What the task requires -
In the data below, locate the line containing "Write the seaborn" and the line containing "from matplotlib.patches import Patch", then retype both and everything between them exactly. Pictures are not part of the copy.

Code that draws figures
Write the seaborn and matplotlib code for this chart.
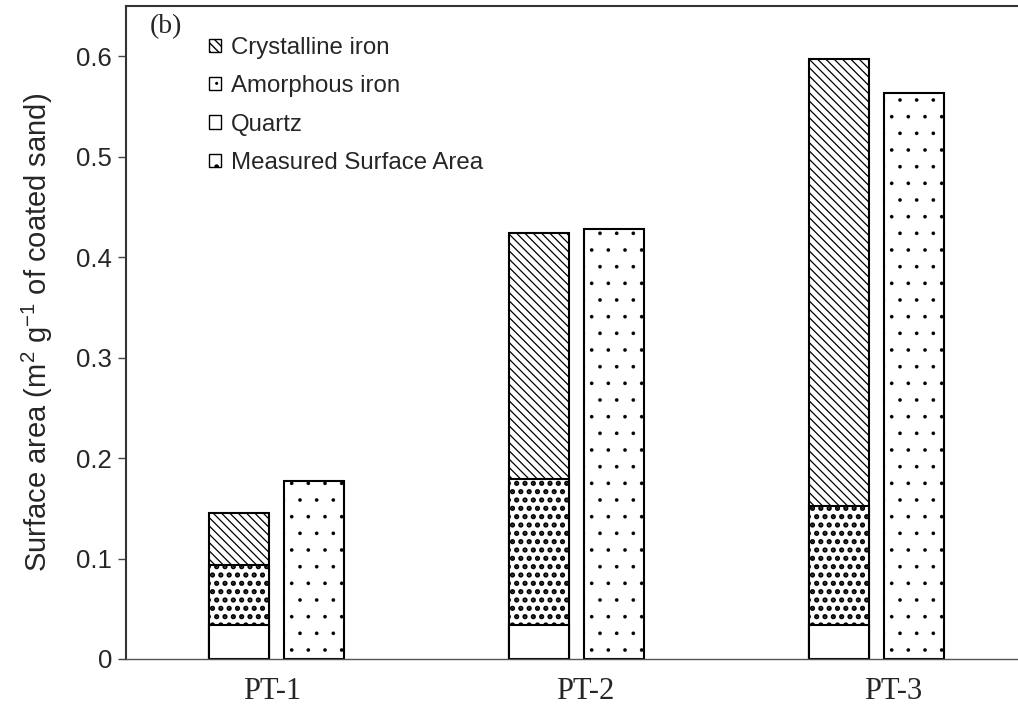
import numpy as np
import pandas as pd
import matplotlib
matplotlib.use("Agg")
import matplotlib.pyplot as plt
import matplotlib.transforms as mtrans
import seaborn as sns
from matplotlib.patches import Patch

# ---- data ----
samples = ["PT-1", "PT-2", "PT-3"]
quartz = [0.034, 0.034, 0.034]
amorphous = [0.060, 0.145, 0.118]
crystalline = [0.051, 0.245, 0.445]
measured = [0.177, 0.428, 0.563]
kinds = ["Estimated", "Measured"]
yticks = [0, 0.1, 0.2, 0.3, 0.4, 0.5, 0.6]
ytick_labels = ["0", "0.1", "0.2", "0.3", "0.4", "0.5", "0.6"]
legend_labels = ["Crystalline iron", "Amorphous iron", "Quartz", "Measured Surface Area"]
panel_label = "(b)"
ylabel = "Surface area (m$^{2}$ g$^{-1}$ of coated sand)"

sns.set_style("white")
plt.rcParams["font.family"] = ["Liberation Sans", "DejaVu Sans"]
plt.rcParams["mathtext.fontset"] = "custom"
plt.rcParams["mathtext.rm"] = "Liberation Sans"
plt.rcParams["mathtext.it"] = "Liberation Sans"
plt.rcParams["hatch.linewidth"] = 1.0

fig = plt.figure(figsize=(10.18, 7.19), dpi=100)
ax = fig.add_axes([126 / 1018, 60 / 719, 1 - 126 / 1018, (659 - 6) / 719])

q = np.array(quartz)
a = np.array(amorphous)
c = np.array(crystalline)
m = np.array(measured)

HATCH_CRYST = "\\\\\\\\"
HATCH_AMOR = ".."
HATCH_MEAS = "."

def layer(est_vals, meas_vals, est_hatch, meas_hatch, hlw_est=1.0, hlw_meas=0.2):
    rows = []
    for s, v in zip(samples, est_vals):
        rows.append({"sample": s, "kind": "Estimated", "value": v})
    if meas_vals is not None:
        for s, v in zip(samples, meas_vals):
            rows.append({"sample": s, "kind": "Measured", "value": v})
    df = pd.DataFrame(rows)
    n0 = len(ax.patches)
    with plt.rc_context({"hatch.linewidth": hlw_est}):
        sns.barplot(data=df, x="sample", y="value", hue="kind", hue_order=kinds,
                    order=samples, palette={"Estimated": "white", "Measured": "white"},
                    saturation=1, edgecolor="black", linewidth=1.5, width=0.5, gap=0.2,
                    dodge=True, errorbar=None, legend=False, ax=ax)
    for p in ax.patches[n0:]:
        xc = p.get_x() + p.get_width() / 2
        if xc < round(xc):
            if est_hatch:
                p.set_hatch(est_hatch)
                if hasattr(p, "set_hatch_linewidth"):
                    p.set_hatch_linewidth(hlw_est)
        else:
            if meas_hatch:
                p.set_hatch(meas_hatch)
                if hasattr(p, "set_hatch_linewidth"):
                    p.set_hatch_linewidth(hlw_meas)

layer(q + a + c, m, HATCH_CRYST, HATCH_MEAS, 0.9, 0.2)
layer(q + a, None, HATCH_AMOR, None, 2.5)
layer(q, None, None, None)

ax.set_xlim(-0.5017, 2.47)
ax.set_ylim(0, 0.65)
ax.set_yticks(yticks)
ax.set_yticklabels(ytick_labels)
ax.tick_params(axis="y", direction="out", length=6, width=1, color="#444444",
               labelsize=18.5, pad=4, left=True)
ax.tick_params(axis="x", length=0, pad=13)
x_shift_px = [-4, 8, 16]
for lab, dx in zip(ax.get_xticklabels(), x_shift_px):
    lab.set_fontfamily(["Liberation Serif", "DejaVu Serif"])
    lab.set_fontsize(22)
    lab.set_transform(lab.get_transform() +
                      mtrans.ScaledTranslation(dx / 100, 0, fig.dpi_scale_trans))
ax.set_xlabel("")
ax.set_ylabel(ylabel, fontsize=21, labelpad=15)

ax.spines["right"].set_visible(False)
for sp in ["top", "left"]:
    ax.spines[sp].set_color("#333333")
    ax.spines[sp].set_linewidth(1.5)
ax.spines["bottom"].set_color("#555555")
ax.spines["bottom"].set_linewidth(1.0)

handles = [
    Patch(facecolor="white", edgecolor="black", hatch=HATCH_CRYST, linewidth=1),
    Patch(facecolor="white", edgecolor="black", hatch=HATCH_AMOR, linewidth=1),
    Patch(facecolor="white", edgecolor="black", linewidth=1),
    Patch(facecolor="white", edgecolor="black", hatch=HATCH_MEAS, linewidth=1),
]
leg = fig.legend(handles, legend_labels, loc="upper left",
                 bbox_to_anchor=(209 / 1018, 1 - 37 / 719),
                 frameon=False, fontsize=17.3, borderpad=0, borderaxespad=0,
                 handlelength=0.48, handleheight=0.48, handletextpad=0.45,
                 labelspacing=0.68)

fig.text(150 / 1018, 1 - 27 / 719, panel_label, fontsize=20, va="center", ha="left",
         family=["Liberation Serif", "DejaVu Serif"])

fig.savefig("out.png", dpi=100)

...

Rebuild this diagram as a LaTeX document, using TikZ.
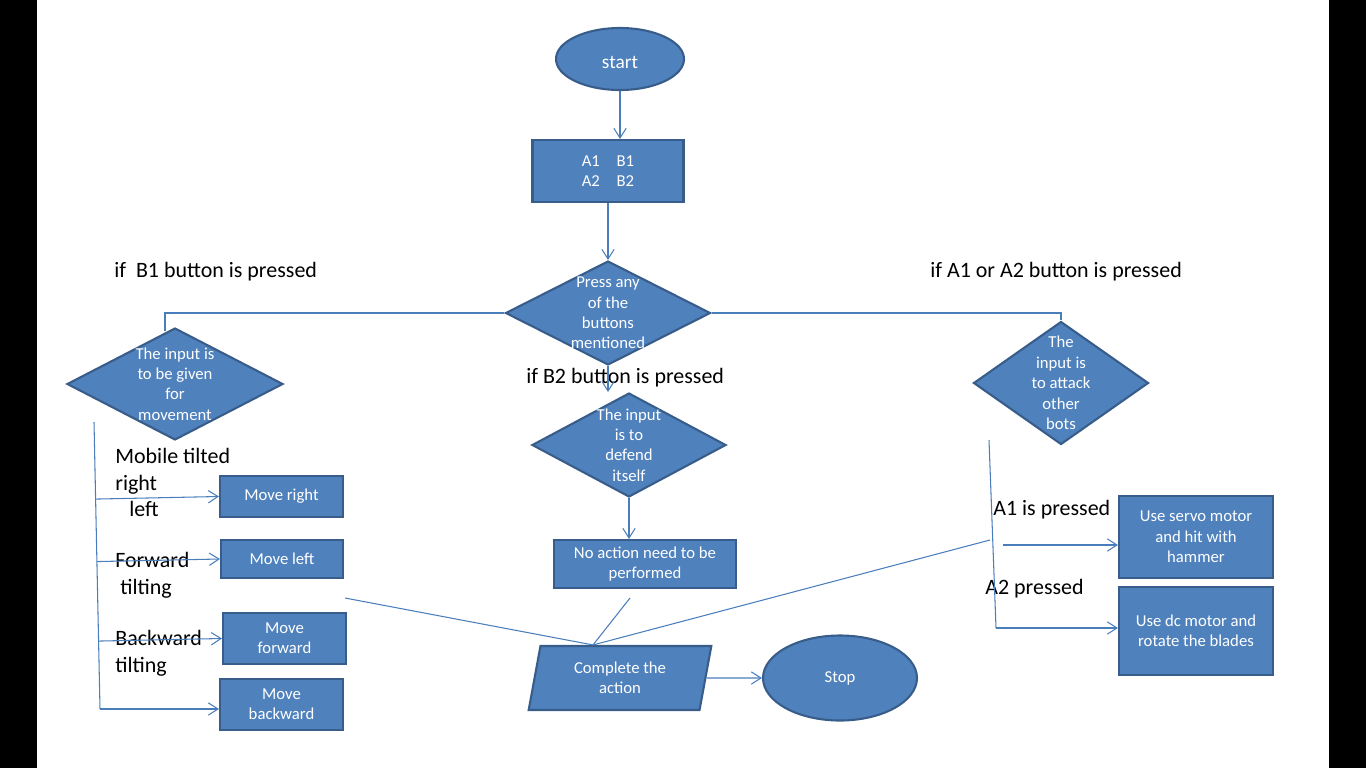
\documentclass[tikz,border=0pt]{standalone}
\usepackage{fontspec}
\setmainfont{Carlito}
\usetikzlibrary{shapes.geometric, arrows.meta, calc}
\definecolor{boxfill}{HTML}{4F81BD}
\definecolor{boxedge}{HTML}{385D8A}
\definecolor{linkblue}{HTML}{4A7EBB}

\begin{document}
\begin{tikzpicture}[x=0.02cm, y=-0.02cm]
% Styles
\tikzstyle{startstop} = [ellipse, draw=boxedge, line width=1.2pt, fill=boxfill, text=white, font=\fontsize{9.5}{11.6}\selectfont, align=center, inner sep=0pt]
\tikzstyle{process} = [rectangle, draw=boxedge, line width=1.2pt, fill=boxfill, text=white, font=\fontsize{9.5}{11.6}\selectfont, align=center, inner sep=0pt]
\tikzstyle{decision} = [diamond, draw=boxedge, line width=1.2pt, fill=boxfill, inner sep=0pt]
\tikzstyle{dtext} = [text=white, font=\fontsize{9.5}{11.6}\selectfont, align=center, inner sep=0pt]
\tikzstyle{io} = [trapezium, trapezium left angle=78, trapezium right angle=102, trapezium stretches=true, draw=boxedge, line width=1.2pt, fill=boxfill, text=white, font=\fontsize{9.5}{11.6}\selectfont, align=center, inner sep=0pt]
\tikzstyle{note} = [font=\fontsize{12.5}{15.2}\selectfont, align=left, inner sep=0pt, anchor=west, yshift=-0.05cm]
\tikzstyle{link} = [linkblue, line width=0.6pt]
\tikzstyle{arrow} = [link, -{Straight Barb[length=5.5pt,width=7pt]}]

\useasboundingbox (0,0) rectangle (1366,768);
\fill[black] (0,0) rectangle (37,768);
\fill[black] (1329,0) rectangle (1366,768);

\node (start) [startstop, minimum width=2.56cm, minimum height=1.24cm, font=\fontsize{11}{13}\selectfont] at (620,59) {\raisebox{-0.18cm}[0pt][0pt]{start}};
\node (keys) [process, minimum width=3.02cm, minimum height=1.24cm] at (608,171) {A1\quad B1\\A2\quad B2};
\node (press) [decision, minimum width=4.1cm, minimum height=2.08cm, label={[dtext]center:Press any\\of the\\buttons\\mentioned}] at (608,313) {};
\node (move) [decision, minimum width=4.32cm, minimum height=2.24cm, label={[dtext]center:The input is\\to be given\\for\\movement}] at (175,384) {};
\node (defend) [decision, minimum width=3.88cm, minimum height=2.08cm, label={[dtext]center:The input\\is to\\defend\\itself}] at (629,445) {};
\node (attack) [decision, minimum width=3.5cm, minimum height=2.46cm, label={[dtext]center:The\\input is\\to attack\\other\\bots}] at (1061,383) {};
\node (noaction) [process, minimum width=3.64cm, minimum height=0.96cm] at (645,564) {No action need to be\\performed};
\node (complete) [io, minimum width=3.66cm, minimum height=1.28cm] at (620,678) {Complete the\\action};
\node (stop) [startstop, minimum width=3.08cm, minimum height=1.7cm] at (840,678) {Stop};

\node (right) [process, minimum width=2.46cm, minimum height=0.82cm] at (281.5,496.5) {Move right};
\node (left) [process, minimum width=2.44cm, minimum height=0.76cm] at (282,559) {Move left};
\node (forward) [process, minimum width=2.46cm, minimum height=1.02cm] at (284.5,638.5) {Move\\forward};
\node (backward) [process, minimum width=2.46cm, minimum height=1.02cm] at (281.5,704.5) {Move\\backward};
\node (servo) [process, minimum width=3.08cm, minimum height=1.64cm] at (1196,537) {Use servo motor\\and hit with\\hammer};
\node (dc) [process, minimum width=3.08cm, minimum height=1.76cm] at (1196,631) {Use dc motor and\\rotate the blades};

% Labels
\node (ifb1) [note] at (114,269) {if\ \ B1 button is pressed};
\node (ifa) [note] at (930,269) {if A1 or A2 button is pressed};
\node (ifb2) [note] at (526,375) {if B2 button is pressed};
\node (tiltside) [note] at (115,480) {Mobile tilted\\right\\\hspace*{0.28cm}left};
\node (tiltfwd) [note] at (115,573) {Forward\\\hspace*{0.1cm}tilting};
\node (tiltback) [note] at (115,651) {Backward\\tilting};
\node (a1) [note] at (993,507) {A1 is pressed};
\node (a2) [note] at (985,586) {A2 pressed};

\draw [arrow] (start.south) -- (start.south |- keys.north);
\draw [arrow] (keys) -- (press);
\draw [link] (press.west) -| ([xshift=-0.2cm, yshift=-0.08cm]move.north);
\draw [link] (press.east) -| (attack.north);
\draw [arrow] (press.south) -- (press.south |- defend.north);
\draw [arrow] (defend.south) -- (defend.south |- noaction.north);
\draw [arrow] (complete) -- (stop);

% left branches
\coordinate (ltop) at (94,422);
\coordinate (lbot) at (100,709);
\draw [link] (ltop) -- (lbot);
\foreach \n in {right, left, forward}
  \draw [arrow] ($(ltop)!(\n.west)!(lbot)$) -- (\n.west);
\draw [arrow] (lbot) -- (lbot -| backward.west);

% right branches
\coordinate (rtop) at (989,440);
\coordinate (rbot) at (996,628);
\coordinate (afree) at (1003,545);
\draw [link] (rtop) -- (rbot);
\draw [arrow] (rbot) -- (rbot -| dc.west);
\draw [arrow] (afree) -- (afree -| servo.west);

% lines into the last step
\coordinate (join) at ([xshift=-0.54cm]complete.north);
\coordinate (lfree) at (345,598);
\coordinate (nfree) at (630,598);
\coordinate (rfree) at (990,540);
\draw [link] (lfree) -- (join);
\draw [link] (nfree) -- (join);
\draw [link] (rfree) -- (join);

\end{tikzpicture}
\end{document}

The response -
Write the seaborn and matplotlib code for this chart.
import numpy as np
import pandas as pd
import matplotlib
matplotlib.use("Agg")
import matplotlib.pyplot as plt
import matplotlib.transforms as mtrans
import seaborn as sns
from matplotlib.patches import Patch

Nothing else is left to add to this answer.